Where is Queen Nefertiti buried? It's one of the biggest mysteries in Egyptology, and today, archaeologists might be one step closer to an answer.
Researchers have been radar scanning the walls of King Tutankhamun's tomb in Luxor's Valley of the Kings in search of hidden chambers.
Now, NPR's Leila Fadel tells our Newscast unit that analysis of scans conducted in November shows there are two empty spaces behind the walls. And those spaces may contain organic or metallic material.
The presence of organic or metal objects would certainly add weight to the theory that the tomb contains hidden chambers — but as Leila reports, more advanced scans are required before authorities can say for sure.
"And if there are chambers, then Egypt will decide how and when to get into those chambers and see whether this is the burial site of [Tut's relative] Queen Nefertiti," Leila says.
At a press conference today, Egypt's Minister of Antiquities Mamdouh el-Damaty "declined to comment on whether royal treasure or mummies could be inside," The Associated Press reported.
But he didn't mince words about what this discovery could mean.
"For Egypt it is a very big discovery, it could be the discovery of the century ... it is very important for Egyptian history and for all of the world," Damaty said, according to the wire service.
That potential discovery of the century for Egyptology could be hidden in the very site of the biggest discovery of the past century: King Tut's tomb, which was found by British archaeologist Howard Carter in 1922. The remarkably preserved burial chamber of the boy king was "the most intact royal tomb ever found" and contained more than 5,000 artifacts, National Geographic reports.
A 2015 paper by British Egyptologist Christopher Reeves prompted the radar scanning. He argued that new high-resolution scans of Tut's tomb indicate the presence of two hidden doorways.
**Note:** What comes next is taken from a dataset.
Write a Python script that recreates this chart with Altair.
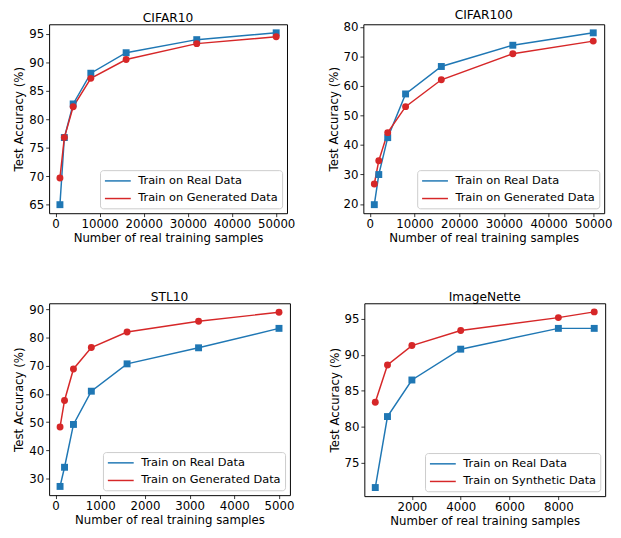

And in a bombshell pronouncement that was initially met with skepticism by many Egyptologists, Reeves said one of the doorways leads to the burial chamber of Nefertiti, "the tomb's original owner." Tut, he proposes, was hastily buried there later. Reeves elaborates in his paper:
"At the time of Nefertiti's burial within [the possible hidden chamber] there had surely been no intention that Tutankhamun would in due course occupy this same tomb. That thought would not occur until the king's early and unexpected death a decade later."
Because there was no tomb ready for Tut at the time of his death, the theory goes, Nefertiti's tomb was expanded to accommodate him.
In the complicated Pharaonic family tree, Nefertiti was both Tut's stepmother and mother-in-law, according to National Geographic.
There are other theories about what might lie behind the walls. For example, el-Damati "says he believes there's female royalty behind the boy king, but not Nefertiti," according to CNN.
National Geographic reports on next steps in the investigation:
"Later this month, a team of specialists from National Geographic will travel to Egypt at Eldamaty's invitation, in order to carry out another series of radar tests, with the hope of confirming [Japanese radar specialist Hirokatsu] Watanabe's results. At the press conference, Eldamaty mentioned that one of the main purposes of the new scan will be to determine the thickness of the walls, in order to decide the next step of the investigation."
Kara Cooney, an Egyptologist at UCLA who focuses on Tut's period, tells National Geographic that any discovery would be extremely significant. "It makes us re-look at everything," Cooney said. "You're looking at the coffin, at the tomb, at the statues. Everything about this period has to be reevaluated."
That's a sentiment echoed by Reeves in a recent interview with CBS News. "If I'm wrong, I'm wrong — we move on," he says.
"But I think it's something we can't just ignore. Because if I happen to be right, then it will change everything."